#### GIVEN DATA

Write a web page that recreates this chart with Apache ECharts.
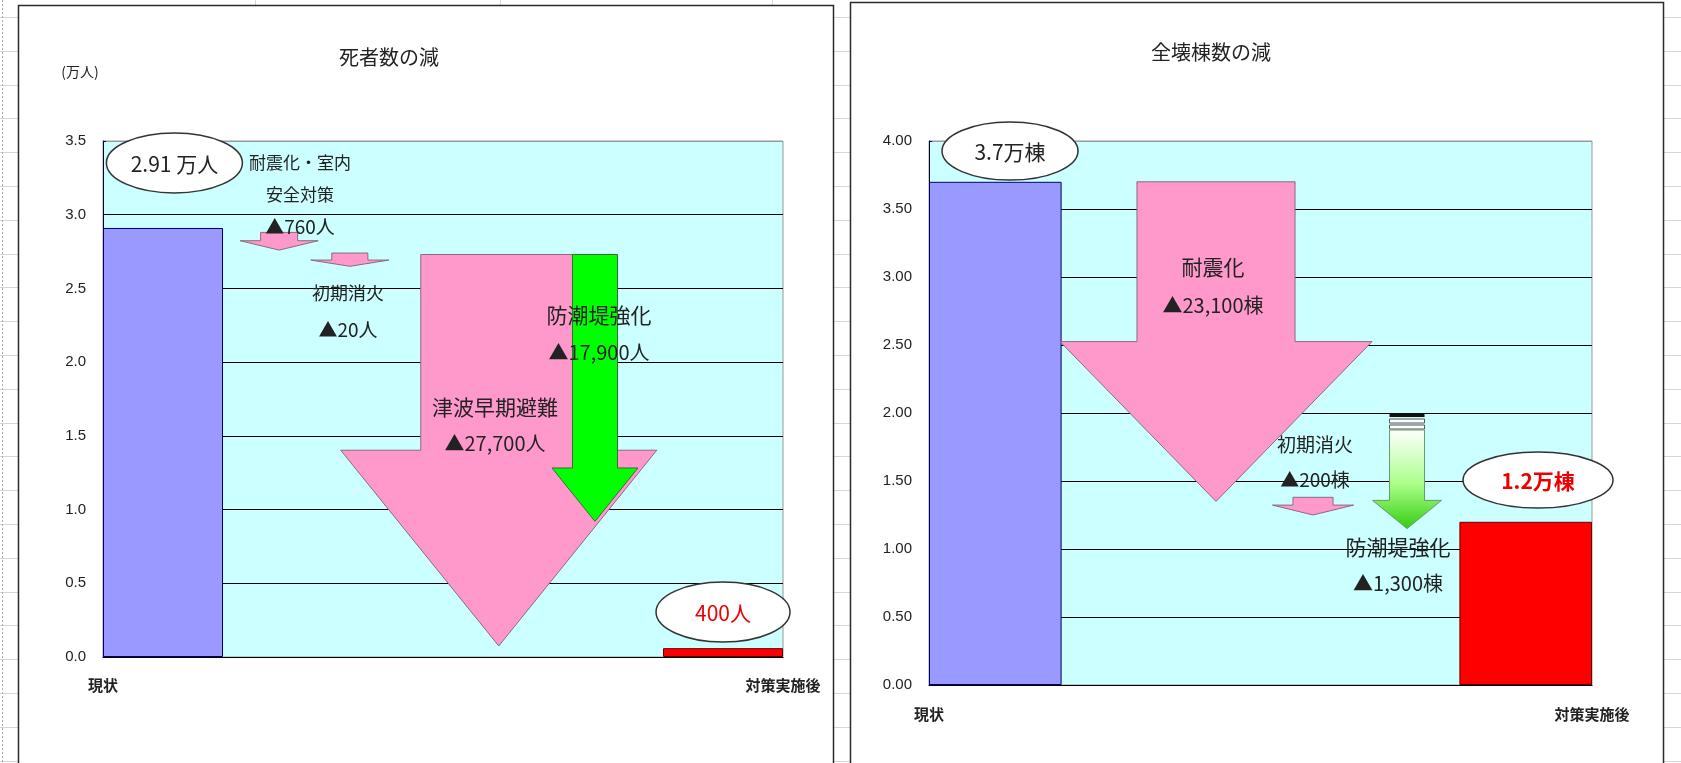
<!DOCTYPE html>
<html>
<head>
<meta charset="utf-8">
<script src="https://cdn.jsdelivr.net/npm/echarts@6/dist/echarts.min.js"></script>
<style>
html,body{margin:0;padding:0;background:#fff;}
#c{width:1681px;height:763px;}
</style>
</head>
<body>
<div id="c"></div>
<script>
// ---------------- data: left chart (死者数の減, 万人) ----------------
const leftTitle = '死者数の減';
const leftUnitLabel = '(万人)';
const leftCategories = ['現状', '対策実施後'];
const leftValues = [2.91, 0.06];
const leftValueLabels = ['2.91 万人', '400人'];
const leftTickLabels = ['0.0', '0.5', '1.0', '1.5', '2.0', '2.5', '3.0', '3.5'];
const leftMeasures = ['耐震化・室内\n安全対策', '初期消火', '津波早期避難', '防潮堤強化'];
const leftReductions = [760, 20, 27700, 17900];
const leftUnit = '人';
const leftArrowTop = [2.88, 2.74, 2.73, 2.73];
const leftArrowTip = [2.76, 2.65, 0.075, 0.92];

// ---------------- data: right chart (全壊棟数の減, 万棟) ----------------
const rightTitle = '全壊棟数の減';
const rightCategories = ['現状', '対策実施後'];
const rightValues = [3.7, 1.2];
const rightValueLabels = ['3.7万棟', '1.2万棟'];
const rightTickLabels = ['0.00', '0.50', '1.00', '1.50', '2.00', '2.50', '3.00', '3.50', '4.00'];
const rightMeasures = ['耐震化', '初期消火', '防潮堤強化'];
const rightReductions = [23100, 200, 1300];
const rightUnit = '棟';
const rightArrowTop = [3.70, 1.38, 2.00];
const rightArrowTip = [1.35, 1.25, 1.15];

// ---------------- layout & styles ----------------
const JP = '"Noto Sans CJK JP", "Noto Sans", sans-serif';
const NUM = '"Liberation Sans", Arial, sans-serif';
const PINK = '#ff99cc', PINK_STROKE = '#8a6a7a';

const leftArrowLayout = [
  { cx: 0.259, shaft: 0.0272, head: 0.0574, wing: 0.47, fill: PINK, stroke: PINK_STROKE },
  { cx: 0.363, shaft: 0.0265, head: 0.0574, wing: 0.53, fill: PINK, stroke: PINK_STROKE },
  { cx: 0.582, shaft: 0.1147, head: 0.2324, wing: 0.50, fill: PINK, stroke: PINK_STROKE },
  { cx: 0.7235, shaft: 0.0331, head: 0.0632, wing: 0.80, fill: '#00ff00', stroke: '#3a6a3a' }
];
const leftTextLayout = [
  { x: 0.2897, ny: 3.242, ry: 2.917, nf: 17, rf: 19, lh: 32 },
  { x: 0.3603, ny: 2.469, ry: 2.218, nf: 18, rf: 19, lh: 24 },
  { x: 0.5765, ny: 1.696, ry: 1.452, nf: 21, rf: 20, lh: 24 },
  { x: 0.7294, ny: 2.320, ry: 2.069, nf: 21, rf: 20, lh: 24 }
];
const leftBadgeLayout = [
  { cx: 0.105, cy: 3.351, rx: 68, ry: 30, color: '#222', weight: 'normal', size: 21 },
  { cx: 0.9118, cy: 0.305, rx: 67, ry: 30, color: '#ee0000', weight: 'normal', size: 21 }
];

const rightArrowLayout = [
  { cx: 0.4329, shaft: 0.1192, head: 0.2353, wing: 0.50, fill: PINK, stroke: PINK_STROKE },
  { cx: 0.5792, shaft: 0.0302, head: 0.0611, wing: 0.44, fill: PINK, stroke: PINK_STROKE },
  { cx: 0.7210, shaft: 0.0264, head: 0.0520, wing: 0.756, gradient: true, striped: true, stroke: '#6a9a6a' }
];
const rightTextLayout = [
  { x: 0.4284, ny: 3.074, ry: 2.794, nf: 21, rf: 20, lh: 24 },
  { x: 0.5822, ny: 1.765, ry: 1.507, nf: 19, rf: 19, lh: 24 },
  { x: 0.7074, ny: 1.015, ry: 0.750, nf: 21, rf: 20, lh: 24 }
];
const rightBadgeLayout = [
  { cx: 0.1222, cy: 3.926, rx: 68, ry: 29, color: '#222', weight: 'normal', size: 21 },
  { cx: 0.9186, cy: 1.507, rx: 75, ry: 28, color: '#ee0000', weight: 'bold', size: 21 }
];

// ---------------- helpers ----------------
function slots(n, positions, values) {
  const arr = new Array(n).fill(null);
  positions.forEach((p, i) => { arr[p] = values[i]; });
  return arr;
}
function makeArrowRender(layout, tops, tips) {
  return function (params, api) {
    const i = params.dataIndex;
    const L = layout[i];
    const top = tops[i], tip = tips[i];
    const wingV = top - (top - tip) * L.wing;
    const c = (x, y) => api.coord([x, y]);
    const pts = [
      c(L.cx - L.shaft, top), c(L.cx + L.shaft, top), c(L.cx + L.shaft, wingV),
      c(L.cx + L.head, wingV), c(L.cx, tip), c(L.cx - L.head, wingV), c(L.cx - L.shaft, wingV)
    ];
    const children = [];
    let fill = L.fill;
    if (L.gradient) {
      fill = new echarts.graphic.LinearGradient(0, 0, 0, 1, [
        { offset: 0, color: '#ffffff' },
        { offset: 0.55, color: '#aaff88' },
        { offset: 1, color: '#33cc11' }
      ]);
    }
    if (L.striped) {
      const a = pts[0], b = pts[1];
      const w = b[0] - a[0];
      children.push({ type: 'rect', shape: { x: a[0], y: a[1], width: w, height: 4 }, style: { fill: '#111' } });
      children.push({ type: 'rect', shape: { x: a[0], y: a[1] + 6, width: w, height: 4 }, style: { fill: '#fff', stroke: '#555', lineWidth: 1 } });
      children.push({ type: 'rect', shape: { x: a[0], y: a[1] + 12, width: w, height: 4 }, style: { fill: '#fff', stroke: '#555', lineWidth: 1 } });
      pts[0] = [a[0], a[1] + 17];
      pts[1] = [b[0], b[1] + 17];
    }
    children.push({ type: 'polygon', shape: { points: pts }, style: { fill: fill, stroke: L.stroke, lineWidth: 1 } });
    return { type: 'group', children: children };
  };
}
function makeTextRender(layout, names, reductions, unit) {
  return function (params, api) {
    const i = params.dataIndex;
    const L = layout[i];
    const p1 = api.coord([L.x, L.ny]);
    const p2 = api.coord([L.x, L.ry]);
    return {
      type: 'group',
      children: [
        { type: 'text', style: { text: names[i], x: p1[0], y: p1[1], align: 'center', verticalAlign: 'middle',
          fontSize: L.nf, fontFamily: JP, fill: '#222', lineHeight: L.lh } },
        { type: 'text', style: { text: '▲' + reductions[i].toLocaleString('en-US') + unit, x: p2[0], y: p2[1],
          align: 'center', verticalAlign: 'middle', fontSize: L.rf, fontFamily: JP, fill: '#222' } }
      ]
    };
  };
}
function makeBadgeRender(layout, labels) {
  return function (params, api) {
    const i = params.dataIndex;
    const L = layout[i];
    const p = api.coord([L.cx, L.cy]);
    return {
      type: 'group',
      children: [
        { type: 'ellipse', shape: { cx: p[0], cy: p[1], rx: L.rx, ry: L.ry }, style: { fill: '#fff', stroke: '#333', lineWidth: 1.5 } },
        { type: 'text', style: { text: labels[i], x: p[0], y: p[1] + 1, align: 'center', verticalAlign: 'middle',
          fontSize: L.size, fontWeight: L.weight, fontFamily: JP, fill: L.color } }
      ]
    };
  };
}

// bar slot layout (category bands)
const LEFT_BANDS = 17, LEFT_POS = [1, 15];
const RIGHT_BANDS = 5, RIGHT_POS = [0, 4];
const barColors = [
  { color: '#9999ff', borderColor: '#000066', borderWidth: 1 },
  { color: '#ff0000', borderColor: '#660000', borderWidth: 1 }
];
function barData(n, pos, values) {
  const arr = new Array(n).fill(null);
  pos.forEach((p, i) => { arr[p] = { value: values[i], itemStyle: barColors[i] }; });
  return arr;
}
const leftBandNames = slots(LEFT_BANDS, LEFT_POS, leftCategories).map(v => v || '');
const rightBandNames = slots(RIGHT_BANDS, RIGHT_POS, rightCategories).map(v => v || '');

function yAxisCfg(grid, max, labels, margin) {
  const n = labels.length;
  const colors = labels.map((l, i) => (i === n - 1 ? '#999999' : '#000000'));
  return {
    type: 'value', gridIndex: grid, min: 0, max: max, interval: 0.5,
    axisLine: { show: true, lineStyle: { color: '#000033', width: 1 } },
    axisTick: { show: true, inside: true, length: 3, lineStyle: { color: '#000066' } },
    axisLabel: { margin: margin, fontSize: 15, fontFamily: NUM, color: '#222',
      formatter: v => labels[Math.round(v / 0.5)] },
    splitLine: { show: true, lineStyle: { color: colors, width: 1.2 } }
  };
}
function catLabelAxis(grid, cats, margin) {
  return {
    type: 'category', gridIndex: grid, data: cats, boundaryGap: false, position: 'bottom',
    axisLine: { show: false }, axisTick: { show: false }, splitLine: { show: false },
    axisLabel: { margin: margin, fontSize: 15, fontWeight: 'bold', fontFamily: JP, color: '#222',
      alignMinLabel: 'center', alignMaxLabel: 'center', interval: 0 }
  };
}
function bandAxis(grid, names) {
  return {
    type: 'category', gridIndex: grid, data: names, boundaryGap: true, position: 'bottom',
    axisLine: { show: true, lineStyle: { color: '#000', width: 1.2 } },
    axisTick: { show: false }, axisLabel: { show: false }, splitLine: { show: false }
  };
}
function hiddenX(grid) {
  return { type: 'value', gridIndex: grid, min: 0, max: 1, show: false, splitLine: { show: false } };
}

// spreadsheet background + frames
const graphics = [];
for (let k = 0; k < 23; k++) {
  const y = Math.round(17 + 33.8 * k) + 0.5;
  graphics.push({ type: 'line', z: -20, shape: { x1: 0, y1: y, x2: 1681, y2: y }, style: { stroke: '#d6d6d6', lineWidth: 1 } });
}
[255, 500, 772].forEach(x => graphics.push({ type: 'line', z: -20, shape: { x1: x + 0.5, y1: 0, x2: x + 0.5, y2: 763 }, style: { stroke: '#d6d6d6', lineWidth: 1 } }));
graphics.push({ type: 'line', z: -19, shape: { x1: 2.5, y1: 0, x2: 2.5, y2: 763 }, style: { stroke: '#aaaaaa', lineWidth: 1, lineDash: [2, 2] } });
graphics.push({ type: 'rect', z: -10, shape: { x: 18.5, y: 5.5, width: 815, height: 780 }, style: { fill: '#fff', stroke: '#2a2a2a', lineWidth: 1.5 } });
graphics.push({ type: 'rect', z: -10, shape: { x: 850.5, y: 2.5, width: 813, height: 780 }, style: { fill: '#fff', stroke: '#2a2a2a', lineWidth: 1.5 } });
graphics.push({ type: 'text', z: 10, style: { text: leftTitle, x: 389, y: 57, align: 'center', verticalAlign: 'middle', fontSize: 20, fontFamily: JP, fill: '#222' } });
graphics.push({ type: 'text', z: 10, style: { text: rightTitle, x: 1211, y: 52, align: 'center', verticalAlign: 'middle', fontSize: 20, fontFamily: JP, fill: '#222' } });
graphics.push({ type: 'text', z: 10, style: { text: leftUnitLabel, x: 80, y: 72, align: 'center', verticalAlign: 'middle', fontSize: 14, fontFamily: JP, fill: '#222' } });

const option = {
  animation: false,
  backgroundColor: '#ffffff',
  graphic: { elements: graphics },
  grid: [
    { left: 103, top: 141, width: 680, height: 516, show: true, backgroundColor: '#ccffff', borderColor: '#999', borderWidth: 1, containLabel: false, outerBoundsMode: 'none' },
    { left: 929, top: 141, width: 663, height: 544, show: true, backgroundColor: '#ccffff', borderColor: '#999', borderWidth: 1, containLabel: false, outerBoundsMode: 'none' }
  ],
  xAxis: [
    bandAxis(0, leftBandNames),
    catLabelAxis(0, leftCategories, 21),
    hiddenX(0),
    bandAxis(1, rightBandNames),
    catLabelAxis(1, rightCategories, 22),
    hiddenX(1)
  ],
  yAxis: [
    yAxisCfg(0, 3.5, leftTickLabels, 17),
    yAxisCfg(1, 4, rightTickLabels, 17)
  ],
  series: [
    { type: 'bar', xAxisIndex: 0, yAxisIndex: 0, barWidth: '300%', data: barData(LEFT_BANDS, LEFT_POS, leftValues), z: 2 },
    { type: 'bar', xAxisIndex: 3, yAxisIndex: 1, barWidth: '100%', data: barData(RIGHT_BANDS, RIGHT_POS, rightValues), z: 2 },
    { type: 'custom', xAxisIndex: 2, yAxisIndex: 0, clip: false, z: 3,
      renderItem: makeArrowRender(leftArrowLayout, leftArrowTop, leftArrowTip),
      data: leftReductions.map((v, i) => [i / 10, 0]) },
    { type: 'custom', xAxisIndex: 5, yAxisIndex: 1, clip: false, z: 3,
      renderItem: makeArrowRender(rightArrowLayout, rightArrowTop, rightArrowTip),
      data: rightReductions.map((v, i) => [i / 10, 0]) },
    { type: 'custom', xAxisIndex: 2, yAxisIndex: 0, clip: false, z: 5,
      renderItem: makeTextRender(leftTextLayout, leftMeasures, leftReductions, leftUnit),
      data: leftReductions.map((v, i) => [i / 10, 0]) },
    { type: 'custom', xAxisIndex: 5, yAxisIndex: 1, clip: false, z: 5,
      renderItem: makeTextRender(rightTextLayout, rightMeasures, rightReductions, rightUnit),
      data: rightReductions.map((v, i) => [i / 10, 0]) },
    { type: 'custom', xAxisIndex: 2, yAxisIndex: 0, clip: false, z: 6,
      renderItem: makeBadgeRender(leftBadgeLayout, leftValueLabels),
      data: leftValues.map((v, i) => [i / 10, 0]) },
    { type: 'custom', xAxisIndex: 5, yAxisIndex: 1, clip: false, z: 6,
      renderItem: makeBadgeRender(rightBadgeLayout, rightValueLabels),
      data: rightValues.map((v, i) => [i / 10, 0]) }
  ]
};

const chart = echarts.init(document.getElementById('c'), null, { renderer: 'canvas' });
chart.setOption(option);
</script>
</body>
</html>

########

### GOAL
Starting at the top of the listing above, please restate word for word each line up to and including the one that holds "const rightArrowTip = [1.35, 1.25, 1.15];", omitting every image.

### RESULT OF THIS TASK
Write a web page that recreates this chart with Apache ECharts.
<!DOCTYPE html>
<html>
<head>
<meta charset="utf-8">
<script src="https://cdn.jsdelivr.net/npm/echarts@6/dist/echarts.min.js"></script>
<style>
html,body{margin:0;padding:0;background:#fff;}
#c{width:1681px;height:763px;}
</style>
</head>
<body>
<div id="c"></div>
<script>
// ---------------- data: left chart (死者数の減, 万人) ----------------
const leftTitle = '死者数の減';
const leftUnitLabel = '(万人)';
const leftCategories = ['現状', '対策実施後'];
const leftValues = [2.91, 0.06];
const leftValueLabels = ['2.91 万人', '400人'];
const leftTickLabels = ['0.0', '0.5', '1.0', '1.5', '2.0', '2.5', '3.0', '3.5'];
const leftMeasures = ['耐震化・室内\n安全対策', '初期消火', '津波早期避難', '防潮堤強化'];
const leftReductions = [760, 20, 27700, 17900];
const leftUnit = '人';
const leftArrowTop = [2.88, 2.74, 2.73, 2.73];
const leftArrowTip = [2.76, 2.65, 0.075, 0.92];

// ---------------- data: right chart (全壊棟数の減, 万棟) ----------------
const rightTitle = '全壊棟数の減';
const rightCategories = ['現状', '対策実施後'];
const rightValues = [3.7, 1.2];
const rightValueLabels = ['3.7万棟', '1.2万棟'];
const rightTickLabels = ['0.00', '0.50', '1.00', '1.50', '2.00', '2.50', '3.00', '3.50', '4.00'];
const rightMeasures = ['耐震化', '初期消火', '防潮堤強化'];
const rightReductions = [23100, 200, 1300];
const rightUnit = '棟';
const rightArrowTop = [3.70, 1.38, 2.00];
const rightArrowTip = [1.35, 1.25, 1.15];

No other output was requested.